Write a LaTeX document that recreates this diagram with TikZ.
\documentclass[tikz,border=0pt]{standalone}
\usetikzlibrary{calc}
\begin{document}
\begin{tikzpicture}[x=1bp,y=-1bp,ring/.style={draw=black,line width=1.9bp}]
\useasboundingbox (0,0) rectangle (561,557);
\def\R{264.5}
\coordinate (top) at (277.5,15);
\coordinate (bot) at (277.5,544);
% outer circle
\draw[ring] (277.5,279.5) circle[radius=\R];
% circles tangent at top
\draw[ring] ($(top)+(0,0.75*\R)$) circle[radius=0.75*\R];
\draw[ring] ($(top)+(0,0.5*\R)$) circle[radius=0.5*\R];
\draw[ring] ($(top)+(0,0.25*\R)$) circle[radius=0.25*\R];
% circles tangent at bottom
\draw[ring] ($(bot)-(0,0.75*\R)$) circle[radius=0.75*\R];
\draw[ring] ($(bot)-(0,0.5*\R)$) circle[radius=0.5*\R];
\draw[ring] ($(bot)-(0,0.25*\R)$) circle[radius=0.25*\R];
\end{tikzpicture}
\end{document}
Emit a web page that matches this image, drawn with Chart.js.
...
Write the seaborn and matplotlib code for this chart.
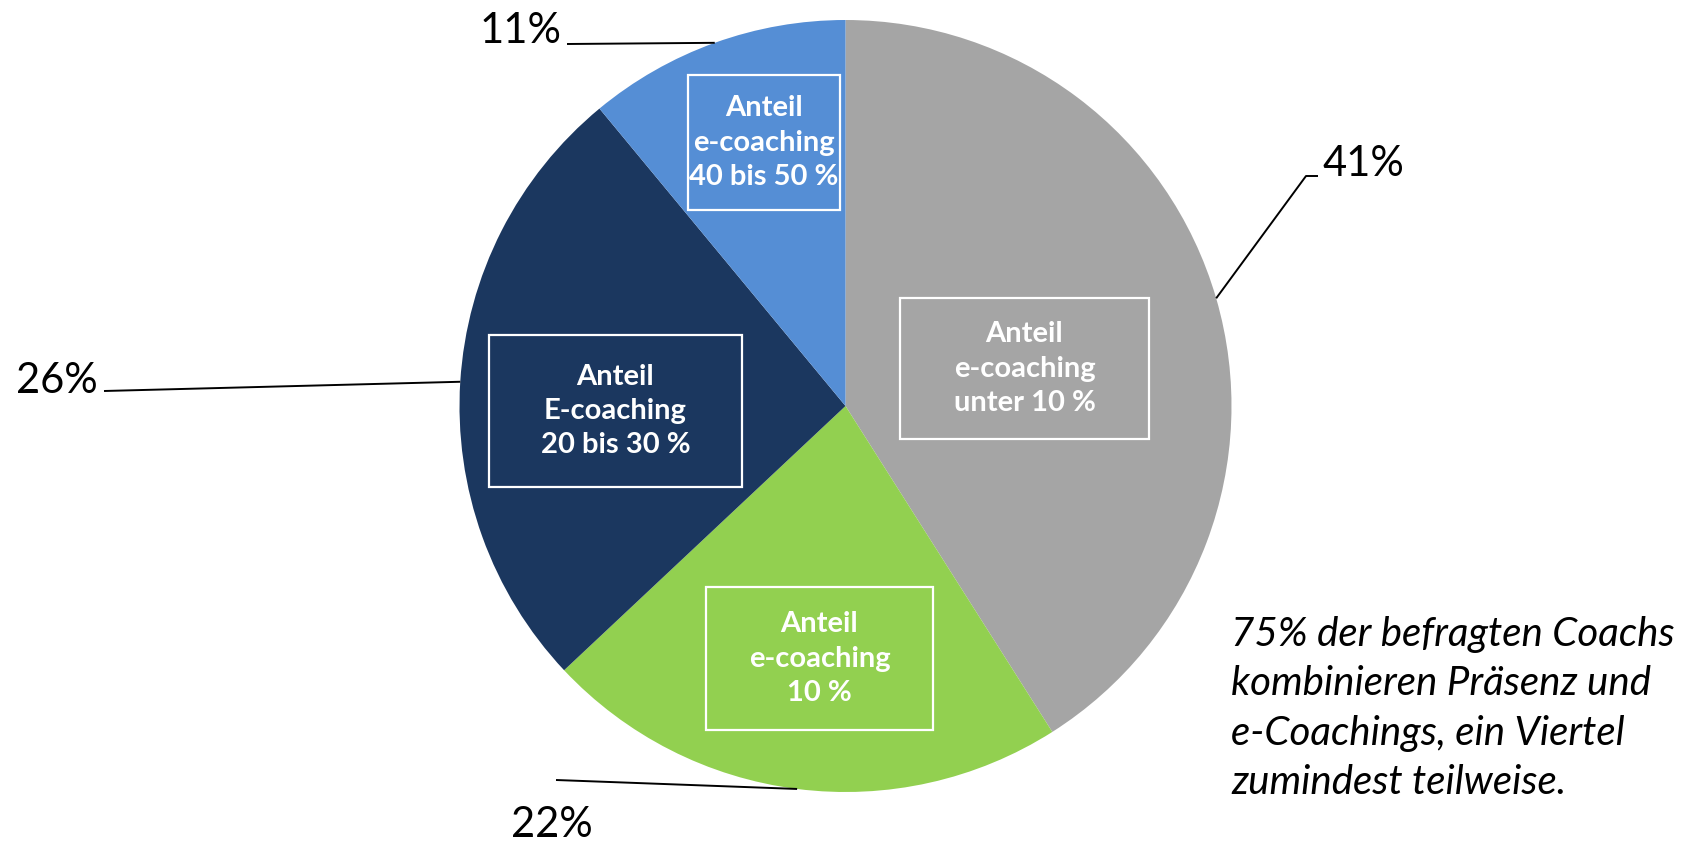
==
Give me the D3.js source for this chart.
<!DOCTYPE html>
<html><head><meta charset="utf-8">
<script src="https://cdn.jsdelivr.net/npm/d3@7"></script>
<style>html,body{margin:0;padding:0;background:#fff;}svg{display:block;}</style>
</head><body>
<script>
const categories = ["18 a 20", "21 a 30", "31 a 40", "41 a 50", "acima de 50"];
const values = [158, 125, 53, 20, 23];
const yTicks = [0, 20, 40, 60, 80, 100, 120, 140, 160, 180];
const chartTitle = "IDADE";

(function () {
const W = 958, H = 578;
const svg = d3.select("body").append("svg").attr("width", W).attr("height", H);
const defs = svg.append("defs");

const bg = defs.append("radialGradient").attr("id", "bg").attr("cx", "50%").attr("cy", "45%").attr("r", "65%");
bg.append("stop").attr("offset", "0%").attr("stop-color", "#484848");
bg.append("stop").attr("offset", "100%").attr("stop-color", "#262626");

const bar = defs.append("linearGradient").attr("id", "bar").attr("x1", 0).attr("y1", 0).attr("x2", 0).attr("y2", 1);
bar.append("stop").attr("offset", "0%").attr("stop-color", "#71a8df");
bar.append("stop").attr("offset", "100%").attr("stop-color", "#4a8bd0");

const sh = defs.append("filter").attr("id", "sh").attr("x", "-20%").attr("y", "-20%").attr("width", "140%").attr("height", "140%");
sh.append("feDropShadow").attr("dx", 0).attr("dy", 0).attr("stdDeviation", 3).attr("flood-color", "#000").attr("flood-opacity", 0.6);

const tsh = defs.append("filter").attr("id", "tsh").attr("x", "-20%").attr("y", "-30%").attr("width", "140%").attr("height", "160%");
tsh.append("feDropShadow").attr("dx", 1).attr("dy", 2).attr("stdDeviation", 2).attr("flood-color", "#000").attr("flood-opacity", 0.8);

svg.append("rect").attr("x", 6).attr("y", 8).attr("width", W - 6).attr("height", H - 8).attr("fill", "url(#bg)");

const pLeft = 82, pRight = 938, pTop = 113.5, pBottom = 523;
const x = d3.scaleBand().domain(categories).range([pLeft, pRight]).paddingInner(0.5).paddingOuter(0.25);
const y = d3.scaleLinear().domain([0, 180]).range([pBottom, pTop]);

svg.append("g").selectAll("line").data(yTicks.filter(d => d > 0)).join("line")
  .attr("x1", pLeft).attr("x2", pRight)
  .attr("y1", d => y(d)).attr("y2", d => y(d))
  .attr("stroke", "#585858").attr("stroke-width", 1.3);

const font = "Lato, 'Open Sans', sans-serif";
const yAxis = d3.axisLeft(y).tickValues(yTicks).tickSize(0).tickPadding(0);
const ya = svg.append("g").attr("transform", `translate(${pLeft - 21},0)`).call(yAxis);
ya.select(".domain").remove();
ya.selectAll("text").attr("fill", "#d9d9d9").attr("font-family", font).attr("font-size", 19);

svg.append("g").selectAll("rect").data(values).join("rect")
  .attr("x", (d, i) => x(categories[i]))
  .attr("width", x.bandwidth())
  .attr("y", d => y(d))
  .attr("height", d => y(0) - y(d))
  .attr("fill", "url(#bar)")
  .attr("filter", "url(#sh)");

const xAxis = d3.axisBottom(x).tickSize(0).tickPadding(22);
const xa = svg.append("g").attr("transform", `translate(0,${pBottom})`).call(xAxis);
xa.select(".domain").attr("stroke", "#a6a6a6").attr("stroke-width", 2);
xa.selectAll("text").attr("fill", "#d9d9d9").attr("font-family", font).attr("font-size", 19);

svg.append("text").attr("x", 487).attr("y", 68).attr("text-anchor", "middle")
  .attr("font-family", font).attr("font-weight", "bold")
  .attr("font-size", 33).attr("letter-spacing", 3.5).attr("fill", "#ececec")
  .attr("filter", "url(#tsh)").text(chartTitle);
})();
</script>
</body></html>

SHORT EXERCISE.
From the entries above, copy each line holding "that".

PROBLEM SOLUTION.
Write a LaTeX document that recreates this diagram with TikZ.
Emit a web page that matches this image, drawn with Chart.js.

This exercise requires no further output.